Demand for new vehicle sales rose by 7.5% year on year in May 2013, according to figures released by the National Association of Automobile Manufacturers of South Africa (NAAMSA), which showed an increase in total industry vehicles sales to 53 997. Most notably Light Commercial Vehicles are outperforming the industry and recorded sales growth of 11.1% comparing month on month, and 12.2% for the year to date sales. Passenger vehicles remained robust with sales growth of 6.3% compared to May 2012 and 5.9% growth compared to the same period January to May 2012.
According to Chris De Kock, Executive Head of Sales and Marketing at WesBank, South Africa’s leading asset-based financial solutions provider, year-to-date new vehicle sales remain in line with WesBank’s expectations.
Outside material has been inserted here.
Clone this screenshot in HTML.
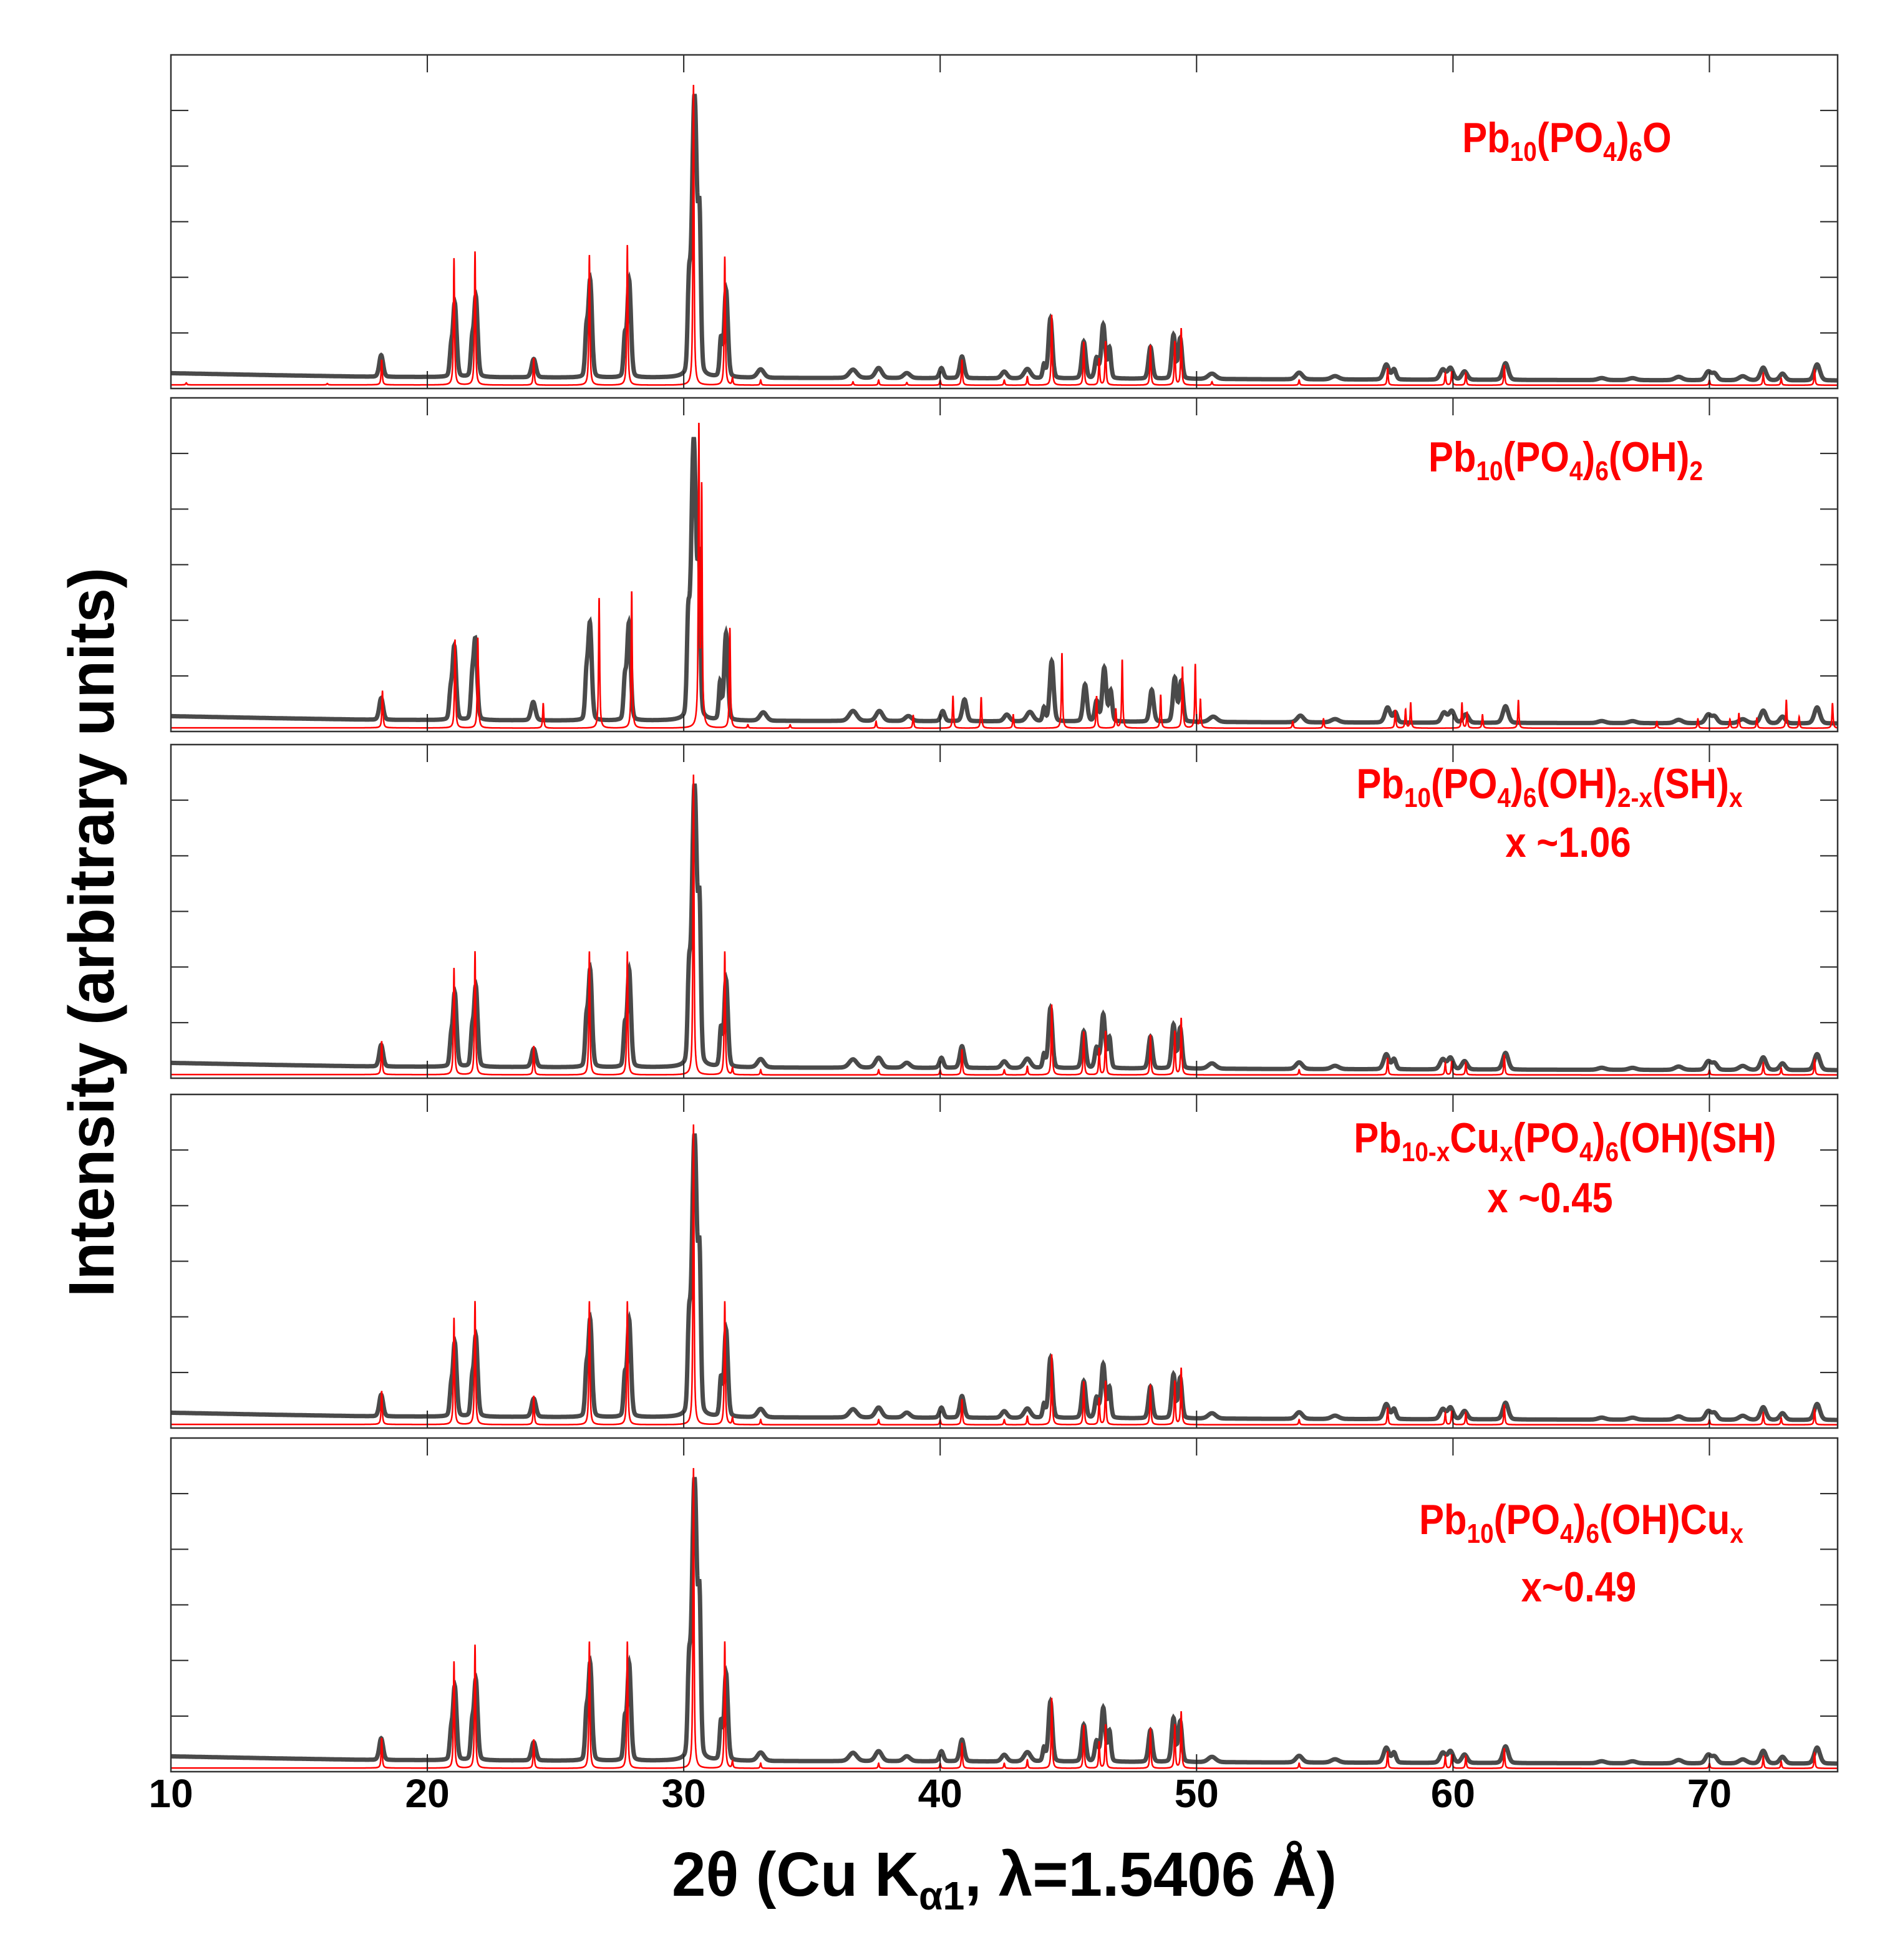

De Kock says the industry’s figures are echoed by WesBank book data, which shows that applications grew by 4.6% year on year, and from a year to date perspective, applications are up 6.9% compared to the same period last year. “This indicates that there is robust demand to replace cars. The replacement cycle seems to be reaching the bottom of the cycle, at about 36 months.”
Commenting on new car prices, De Kock clarified, “The average transaction value for new cars increased from R203 000 in May 2011 to R207 000 (2.3%) in May 2012, and then we saw a comparative jump to R232 000 (12.8%) in May 2013, indicating that manufacturers are increasing new car prices more aggressively this year than last year.”
WesBank data shows that the Used:New car ratio has also bottomed at 1.20 and has been trading in this narrow band for the past 6 months. “The gap between new and used cars are whidening further. We anticipate that because of this the Used:New ratio should slowly start moving in favour of Used cars later on this year,” comments De Kock.
In addition, says De Kock, the average finance contract period has been on a constant upward trajectory for both new and used cars. “This indicates that customers are opting for longer contract periods in order to manage the affordability of their monthly instalments.”
“While we see the market continuing to flatten, with relatively muted sales growth for the rest of the year, we still predict a growth in the new car market of 2.4% this year and it remains a positive result, as the industry is continuing to grow off the past three year’s very high base. This equates to a healthy industry in South Africa and a significant contributor to the economy overall,” concludes De Kock.